The school had forbidden non-halal food in its canteen since 2002, when all eight stalls selling food there were certified halal by the Islamic Religious Council of Singapore, reported The Straits Times newspaper.
It said Imran had sent a letter to parents last Friday to remind them that the canteen was halal. Pork, which is enjoyed by Singapore's majority Chinese population, is not halal. "We have advised children not to consume non-halal items in our canteen in compliance with the canteen's halal certification," the newspaper quoted an extract of Imran's letter as saying.
"We decided to make the whole canteen halal to provide a common eating space for all our children, whatever their race," Imran told the newspaper. The school security guard and discipline master had been checking lunch boxes since last week to ensure pupils complied, the report said.

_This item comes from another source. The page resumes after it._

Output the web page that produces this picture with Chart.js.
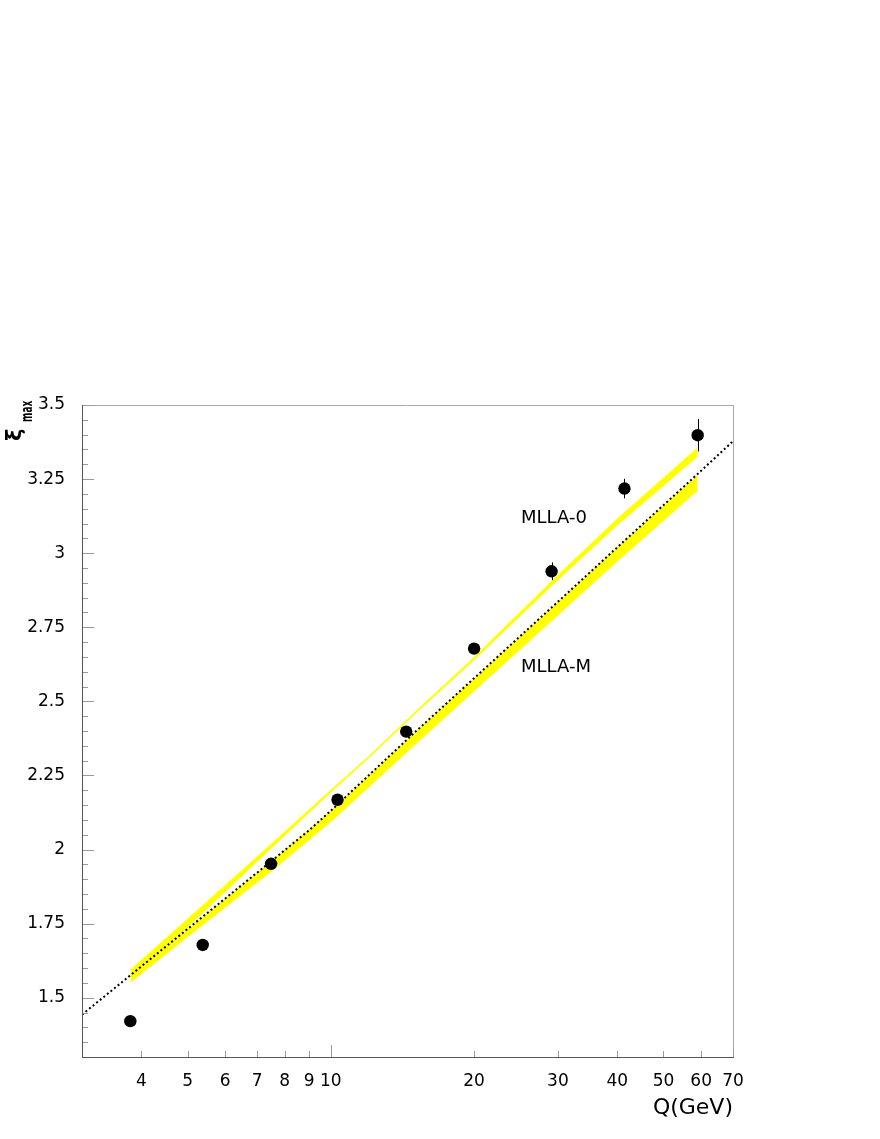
<!DOCTYPE html>
<html>
<head>
<meta charset="utf-8">
<script src="https://cdn.jsdelivr.net/npm/chart.js@4.4.1/dist/chart.umd.min.js"></script>
<style>
  html, body { margin: 0; padding: 0; background: #fff; }
  #wrap { width: 880px; height: 1139px; }
</style>
</head>
<body>
<div id="wrap"><canvas id="xiChart" width="880" height="1139"></canvas></div>
<script>
// measured peak positions
const qData   = [3.79, 5.38, 7.49, 10.33, 14.4, 20.0, 29.1, 41.4, 59.0];
const xiData  = [1.421, 1.678, 1.952, 2.168, 2.398, 2.678, 2.939, 3.218, 3.398];
const xiErr   = [0.012, 0.012, 0.014, 0.015, 0.016, 0.018, 0.030, 0.033, 0.055];

// dotted curve
const dotQ  = [3, 4, 5, 6, 7.5, 9, 10, 15, 20, 30, 40, 50, 60, 70];
const dotXi = [1.443, 1.606, 1.732, 1.835, 1.961, 2.065, 2.131, 2.395, 2.578, 2.836, 3.020, 3.162, 3.278, 3.378];

// MLLA-0 band (upper)
const oQ  = [3.8, 5, 7.5, 10, 12, 15, 20, 30, 40, 59];
const oHi = [1.594, 1.765, 2.018, 2.200, 2.313, 2.462, 2.648, 2.925, 3.115, 3.355];
const oLo = [1.568, 1.739, 2.005, 2.194, 2.309, 2.457, 2.640, 2.910, 3.095, 3.327];

// MLLA-M band (lower)
const mQ  = [3.8, 5, 7.5, 10, 15, 20, 30, 40, 59];
const mHi = [1.574, 1.729, 1.958, 2.128, 2.392, 2.575, 2.833, 3.017, 3.262];
const mLo = [1.553, 1.706, 1.927, 2.094, 2.353, 2.535, 2.791, 2.973, 3.212];

// axes
const xTicks = [4, 5, 6, 7, 8, 9, 10, 20, 30, 40, 50, 60, 70];
const xMajor = [10];
const yLabels = ['1.5', '1.75', '2', '2.25', '2.5', '2.75', '3', '3.25', '3.5'];

const FONT = '"DejaVu Sans", "Liberation Sans", sans-serif';
const BAND = '#ffff00';

// minor y ticks every 0.05 (in hundredths to avoid float trouble)
const yTicks = [];
for (let k = 135; k <= 350; k += 5) yTicks.push(k / 100);
const yLabelOf = {};
yLabels.forEach(s => { yLabelOf[Math.round(parseFloat(s) * 100)] = s; });

function pts(xs, ys) {
    return xs.map((x, i) => ({x: x, y: ys[i]}));
}

const errorBars = {
    id: 'errorBars',
    afterDatasetsDraw(chart) {
        const {ctx, scales: {x, y}} = chart;
        ctx.save();
        ctx.strokeStyle = '#000';
        ctx.lineWidth = 1;
        qData.forEach((q, i) => {
            const px = Math.round(x.getPixelForValue(q)) + 0.5;
            ctx.beginPath();
            ctx.moveTo(px, y.getPixelForValue(xiData[i] + xiErr[i]));
            ctx.lineTo(px, y.getPixelForValue(xiData[i] - xiErr[i]));
            ctx.stroke();
        });
        ctx.restore();
    }
};

const frame = {
    id: 'frame',
    afterDraw(chart) {
        const {ctx, chartArea: a, scales: {x, y}} = chart;
        const line = (x1, y1, x2, y2) => {
            ctx.beginPath(); ctx.moveTo(x1, y1); ctx.lineTo(x2, y2); ctx.stroke();
        };
        ctx.save();
        ctx.lineWidth = 1;
        ctx.strokeStyle = '#a8a8a8';
        line(a.left, a.top + 0.5, a.right, a.top + 0.5);
        line(a.right + 0.5, a.top, a.right + 0.5, a.bottom);

        ctx.strokeStyle = '#999';
        yTicks.forEach(v => {
            const py = Math.round(y.getPixelForValue(v)) + 0.5;
            const len = yLabelOf[Math.round(v * 100)] ? 12 : 6;
            line(a.left, py, a.left + len, py);
        });
        xTicks.forEach(v => {
            const px = Math.round(x.getPixelForValue(v)) + 0.5;
            const len = xMajor.includes(v) ? 12 : 6;
            line(px, a.bottom, px, a.bottom - len);
        });

        ctx.strokeStyle = '#555';
        line(a.left + 0.5, a.top, a.left + 0.5, a.bottom);
        line(a.left, a.bottom + 0.5, a.right + 1, a.bottom + 0.5);

        // curve labels
        ctx.fillStyle = '#000';
        ctx.font = '18px ' + FONT;
        ctx.textBaseline = 'middle';
        ctx.textAlign = 'left';
        ctx.fillText('MLLA-0', 521, 518);
        ctx.fillText('MLLA-M', 521, 667);

        // x title
        ctx.font = '22px ' + FONT;
        ctx.textAlign = 'right';
        ctx.fillText('Q(GeV)', a.right, 1108);

        // y title, rotated
        ctx.translate(21, 441);
        ctx.rotate(-Math.PI / 2);
        ctx.textAlign = 'left';
        ctx.textBaseline = 'alphabetic';
        ctx.font = 'bold 21px ' + FONT;
        ctx.fillText('ξ', 0, 0);
        ctx.translate(19, 11);
        ctx.scale(0.6, 1);
        ctx.font = 'bold 15px ' + FONT;
        ctx.fillText('max', 0, 0);
        ctx.restore();
    }
};

new Chart(document.getElementById('xiChart'), {
    type: 'scatter',
    data: {
        datasets: [
            {
                label: 'data',
                data: pts(qData, xiData),
                pointRadius: 6.2,
                pointHoverRadius: 6.2,
                backgroundColor: '#000',
                borderWidth: 0
            },
            {
                label: 'dotted',
                type: 'line',
                data: pts(dotQ, dotXi),
                borderColor: '#000',
                borderWidth: 2,
                borderDash: [2, 2.6],
                pointRadius: 0,
                fill: false
            },
            {
                label: 'MLLA-0 hi',
                type: 'line',
                data: pts(oQ, oHi),
                borderColor: BAND,
                borderWidth: 1,
                pointRadius: 0,
                backgroundColor: BAND,
                fill: '+1'
            },
            {
                label: 'MLLA-0 lo',
                type: 'line',
                data: pts(oQ, oLo),
                borderColor: BAND,
                borderWidth: 1,
                pointRadius: 0,
                fill: false
            },
            {
                label: 'MLLA-M hi',
                type: 'line',
                data: pts(mQ, mHi),
                borderColor: BAND,
                borderWidth: 1,
                pointRadius: 0,
                backgroundColor: BAND,
                fill: '+1'
            },
            {
                label: 'MLLA-M lo',
                type: 'line',
                data: pts(mQ, mLo),
                borderColor: BAND,
                borderWidth: 1,
                pointRadius: 0,
                fill: false
            }
        ]
    },
    options: {
        responsive: false,
        animation: false,
        events: [],
        layout: { padding: { top: 405, right: 147, left: 0, bottom: 0 } },
        plugins: { legend: { display: false }, tooltip: { enabled: false } },
        scales: {
            x: {
                type: 'logarithmic',
                min: 3,
                max: 70,
                afterBuildTicks: s => { s.ticks = xTicks.map(v => ({value: v})); },
                afterFit: s => { s.height = 82; },
                grid: { display: false, drawTicks: false },
                border: { display: false },
                ticks: {
                    autoSkip: false,
                    maxRotation: 0,
                    minRotation: 0,
                    padding: 14,
                    color: '#000',
                    font: { family: FONT, size: 17 },
                    callback: v => String(v)
                }
            },
            y: {
                type: 'linear',
                min: 1.3,
                max: 3.5,
                afterBuildTicks: s => { s.ticks = yTicks.map(v => ({value: v})); },
                afterFit: s => { s.width = 82; },
                grid: { display: false, drawTicks: false },
                border: { display: false },
                ticks: {
                    autoSkip: false,
                    padding: 17,
                    color: '#000',
                    font: { family: FONT, size: 17 },
                    callback: v => yLabelOf[Math.round(v * 100)] || ''
                }
            }
        }
    },
    plugins: [errorBars, frame]
});
</script>
</body>
</html>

The halal-only policy was reversed after four parents complained about the ruling, Imran was quoted as saying. About 14 percent of Singapore residents are Malays, most of them Muslim. Another nine percent are ethnic Indian. Singapore's founding father Lee Kuan Yew said last year that issues of race, language and religion have to be handled sensitively because a multi-racial, multi-religious society is prone to conflicts. The city-state has bitter memories of racial incidents in its early years.